INFORMATION PROVIDED:
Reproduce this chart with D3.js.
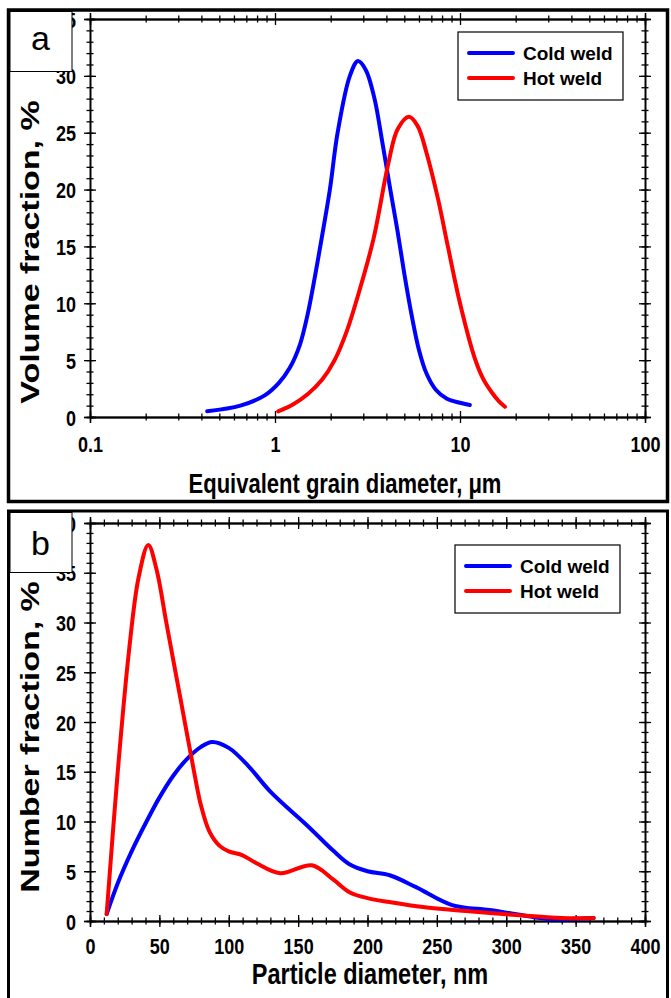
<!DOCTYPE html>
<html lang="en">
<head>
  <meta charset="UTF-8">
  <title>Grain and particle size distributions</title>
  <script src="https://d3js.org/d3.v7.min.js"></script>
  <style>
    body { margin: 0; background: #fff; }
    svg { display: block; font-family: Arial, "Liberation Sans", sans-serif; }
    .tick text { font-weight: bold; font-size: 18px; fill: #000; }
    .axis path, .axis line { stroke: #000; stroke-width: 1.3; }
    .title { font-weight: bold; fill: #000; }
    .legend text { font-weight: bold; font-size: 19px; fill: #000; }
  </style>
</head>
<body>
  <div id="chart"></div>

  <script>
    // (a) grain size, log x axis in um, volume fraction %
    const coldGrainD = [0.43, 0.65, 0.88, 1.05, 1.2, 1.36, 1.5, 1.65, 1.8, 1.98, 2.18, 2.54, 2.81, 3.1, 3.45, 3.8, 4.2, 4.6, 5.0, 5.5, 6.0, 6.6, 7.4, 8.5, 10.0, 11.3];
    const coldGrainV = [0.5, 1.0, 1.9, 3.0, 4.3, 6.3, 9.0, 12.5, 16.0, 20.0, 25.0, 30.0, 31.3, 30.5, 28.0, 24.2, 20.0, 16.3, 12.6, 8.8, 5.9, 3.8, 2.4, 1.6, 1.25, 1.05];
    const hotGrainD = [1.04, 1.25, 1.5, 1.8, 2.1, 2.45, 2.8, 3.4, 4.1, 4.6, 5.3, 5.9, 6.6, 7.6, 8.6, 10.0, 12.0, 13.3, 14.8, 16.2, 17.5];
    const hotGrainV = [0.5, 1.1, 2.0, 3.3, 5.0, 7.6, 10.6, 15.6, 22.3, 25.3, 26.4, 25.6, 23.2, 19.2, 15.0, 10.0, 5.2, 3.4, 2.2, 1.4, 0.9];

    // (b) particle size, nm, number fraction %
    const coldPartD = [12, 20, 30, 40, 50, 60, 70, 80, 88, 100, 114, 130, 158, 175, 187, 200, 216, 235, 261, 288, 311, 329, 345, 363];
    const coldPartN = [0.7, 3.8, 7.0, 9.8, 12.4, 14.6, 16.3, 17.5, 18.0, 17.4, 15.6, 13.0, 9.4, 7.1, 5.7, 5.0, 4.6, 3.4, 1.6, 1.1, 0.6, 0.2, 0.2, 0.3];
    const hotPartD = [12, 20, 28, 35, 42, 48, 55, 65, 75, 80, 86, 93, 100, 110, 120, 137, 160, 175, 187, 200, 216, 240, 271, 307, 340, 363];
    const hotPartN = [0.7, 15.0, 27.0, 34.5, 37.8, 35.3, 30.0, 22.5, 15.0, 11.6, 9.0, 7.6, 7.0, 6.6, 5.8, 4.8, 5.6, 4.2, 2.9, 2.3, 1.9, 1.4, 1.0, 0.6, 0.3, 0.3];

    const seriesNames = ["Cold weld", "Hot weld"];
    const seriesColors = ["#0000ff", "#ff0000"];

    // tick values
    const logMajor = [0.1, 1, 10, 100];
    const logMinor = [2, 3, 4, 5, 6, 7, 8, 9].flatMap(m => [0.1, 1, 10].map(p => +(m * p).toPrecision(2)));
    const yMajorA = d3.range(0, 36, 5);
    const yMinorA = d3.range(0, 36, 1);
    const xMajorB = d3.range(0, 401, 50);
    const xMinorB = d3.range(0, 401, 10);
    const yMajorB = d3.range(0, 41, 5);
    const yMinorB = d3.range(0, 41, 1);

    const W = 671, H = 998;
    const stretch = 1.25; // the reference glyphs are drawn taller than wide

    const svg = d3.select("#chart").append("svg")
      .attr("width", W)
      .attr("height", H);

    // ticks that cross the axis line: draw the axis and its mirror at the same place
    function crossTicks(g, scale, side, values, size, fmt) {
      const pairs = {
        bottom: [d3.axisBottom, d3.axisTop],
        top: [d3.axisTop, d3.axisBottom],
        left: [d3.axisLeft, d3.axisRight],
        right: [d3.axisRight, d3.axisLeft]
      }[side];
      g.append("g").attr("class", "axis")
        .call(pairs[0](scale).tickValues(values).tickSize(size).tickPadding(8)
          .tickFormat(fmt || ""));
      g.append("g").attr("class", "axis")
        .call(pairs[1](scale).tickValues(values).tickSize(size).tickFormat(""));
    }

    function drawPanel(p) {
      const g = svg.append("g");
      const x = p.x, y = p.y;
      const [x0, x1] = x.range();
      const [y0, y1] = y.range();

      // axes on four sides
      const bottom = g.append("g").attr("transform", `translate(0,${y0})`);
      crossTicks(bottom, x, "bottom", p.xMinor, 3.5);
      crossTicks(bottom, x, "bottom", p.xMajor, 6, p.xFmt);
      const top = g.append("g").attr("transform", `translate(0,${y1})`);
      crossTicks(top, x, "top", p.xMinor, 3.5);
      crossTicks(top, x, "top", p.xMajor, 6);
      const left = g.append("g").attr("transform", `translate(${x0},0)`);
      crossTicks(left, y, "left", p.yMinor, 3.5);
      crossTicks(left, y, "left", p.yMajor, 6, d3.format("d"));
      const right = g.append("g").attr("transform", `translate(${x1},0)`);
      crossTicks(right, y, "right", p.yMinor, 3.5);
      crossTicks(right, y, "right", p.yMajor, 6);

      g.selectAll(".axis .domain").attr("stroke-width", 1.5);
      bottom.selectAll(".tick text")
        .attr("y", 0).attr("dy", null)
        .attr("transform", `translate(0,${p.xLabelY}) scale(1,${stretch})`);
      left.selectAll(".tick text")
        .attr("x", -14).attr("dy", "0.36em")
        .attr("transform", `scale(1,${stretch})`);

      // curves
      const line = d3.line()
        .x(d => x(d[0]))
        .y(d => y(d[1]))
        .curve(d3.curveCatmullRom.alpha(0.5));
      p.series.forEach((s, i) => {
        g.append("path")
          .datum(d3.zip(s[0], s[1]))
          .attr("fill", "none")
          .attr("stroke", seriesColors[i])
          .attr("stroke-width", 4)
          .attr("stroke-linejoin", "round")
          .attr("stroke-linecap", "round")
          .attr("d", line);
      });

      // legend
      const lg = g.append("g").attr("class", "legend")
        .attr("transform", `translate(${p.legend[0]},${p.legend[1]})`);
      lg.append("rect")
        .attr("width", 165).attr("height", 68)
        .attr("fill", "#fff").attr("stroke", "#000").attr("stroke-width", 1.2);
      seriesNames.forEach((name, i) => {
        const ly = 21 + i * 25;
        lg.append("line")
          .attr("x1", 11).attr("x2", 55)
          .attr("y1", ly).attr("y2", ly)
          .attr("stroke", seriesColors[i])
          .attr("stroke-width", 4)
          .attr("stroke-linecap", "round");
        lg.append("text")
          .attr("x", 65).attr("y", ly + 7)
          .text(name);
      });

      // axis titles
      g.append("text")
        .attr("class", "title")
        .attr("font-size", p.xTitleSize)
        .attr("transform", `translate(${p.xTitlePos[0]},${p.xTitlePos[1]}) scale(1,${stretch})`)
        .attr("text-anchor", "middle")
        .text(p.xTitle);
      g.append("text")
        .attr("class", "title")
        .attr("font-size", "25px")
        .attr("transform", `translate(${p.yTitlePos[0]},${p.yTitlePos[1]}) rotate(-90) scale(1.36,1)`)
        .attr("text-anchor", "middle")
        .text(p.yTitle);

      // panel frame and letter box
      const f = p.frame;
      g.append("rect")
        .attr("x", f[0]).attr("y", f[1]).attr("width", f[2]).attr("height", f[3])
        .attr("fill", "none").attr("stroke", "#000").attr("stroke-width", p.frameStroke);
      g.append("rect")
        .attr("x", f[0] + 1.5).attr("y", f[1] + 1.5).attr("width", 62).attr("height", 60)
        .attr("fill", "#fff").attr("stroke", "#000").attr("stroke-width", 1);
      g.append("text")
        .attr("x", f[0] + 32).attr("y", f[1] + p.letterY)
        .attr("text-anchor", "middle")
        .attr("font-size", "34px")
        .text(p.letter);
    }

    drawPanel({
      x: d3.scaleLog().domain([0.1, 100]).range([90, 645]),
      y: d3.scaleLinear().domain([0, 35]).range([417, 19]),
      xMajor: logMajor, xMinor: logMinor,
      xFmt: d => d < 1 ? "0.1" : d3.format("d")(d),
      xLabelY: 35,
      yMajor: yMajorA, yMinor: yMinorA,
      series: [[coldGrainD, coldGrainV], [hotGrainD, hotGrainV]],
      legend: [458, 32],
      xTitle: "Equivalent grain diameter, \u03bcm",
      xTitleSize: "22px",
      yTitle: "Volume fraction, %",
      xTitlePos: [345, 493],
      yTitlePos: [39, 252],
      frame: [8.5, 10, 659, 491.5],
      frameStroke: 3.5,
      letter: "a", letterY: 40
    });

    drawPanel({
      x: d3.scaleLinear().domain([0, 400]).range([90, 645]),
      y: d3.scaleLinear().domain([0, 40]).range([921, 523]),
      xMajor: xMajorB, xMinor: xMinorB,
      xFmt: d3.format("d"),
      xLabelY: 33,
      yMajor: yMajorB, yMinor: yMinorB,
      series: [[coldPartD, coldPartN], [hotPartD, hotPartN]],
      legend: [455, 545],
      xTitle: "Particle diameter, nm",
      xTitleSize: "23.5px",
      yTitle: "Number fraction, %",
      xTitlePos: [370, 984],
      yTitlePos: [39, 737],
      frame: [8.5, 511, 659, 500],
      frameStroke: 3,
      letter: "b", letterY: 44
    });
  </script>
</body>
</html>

STATED PROBLEM:
Exactly restate the lines from the beginning of the data through the line with "2.2, 1.4, 0.9];", and no others, keeping pictures out.

IN RESPONSE:
Reproduce this chart with D3.js.
<!DOCTYPE html>
<html lang="en">
<head>
  <meta charset="UTF-8">
  <title>Grain and particle size distributions</title>
  <script src="https://d3js.org/d3.v7.min.js"></script>
  <style>
    body { margin: 0; background: #fff; }
    svg { display: block; font-family: Arial, "Liberation Sans", sans-serif; }
    .tick text { font-weight: bold; font-size: 18px; fill: #000; }
    .axis path, .axis line { stroke: #000; stroke-width: 1.3; }
    .title { font-weight: bold; fill: #000; }
    .legend text { font-weight: bold; font-size: 19px; fill: #000; }
  </style>
</head>
<body>
  <div id="chart"></div>

  <script>
    // (a) grain size, log x axis in um, volume fraction %
    const coldGrainD = [0.43, 0.65, 0.88, 1.05, 1.2, 1.36, 1.5, 1.65, 1.8, 1.98, 2.18, 2.54, 2.81, 3.1, 3.45, 3.8, 4.2, 4.6, 5.0, 5.5, 6.0, 6.6, 7.4, 8.5, 10.0, 11.3];
    const coldGrainV = [0.5, 1.0, 1.9, 3.0, 4.3, 6.3, 9.0, 12.5, 16.0, 20.0, 25.0, 30.0, 31.3, 30.5, 28.0, 24.2, 20.0, 16.3, 12.6, 8.8, 5.9, 3.8, 2.4, 1.6, 1.25, 1.05];
    const hotGrainD = [1.04, 1.25, 1.5, 1.8, 2.1, 2.45, 2.8, 3.4, 4.1, 4.6, 5.3, 5.9, 6.6, 7.6, 8.6, 10.0, 12.0, 13.3, 14.8, 16.2, 17.5];
    const hotGrainV = [0.5, 1.1, 2.0, 3.3, 5.0, 7.6, 10.6, 15.6, 22.3, 25.3, 26.4, 25.6, 23.2, 19.2, 15.0, 10.0, 5.2, 3.4, 2.2, 1.4, 0.9];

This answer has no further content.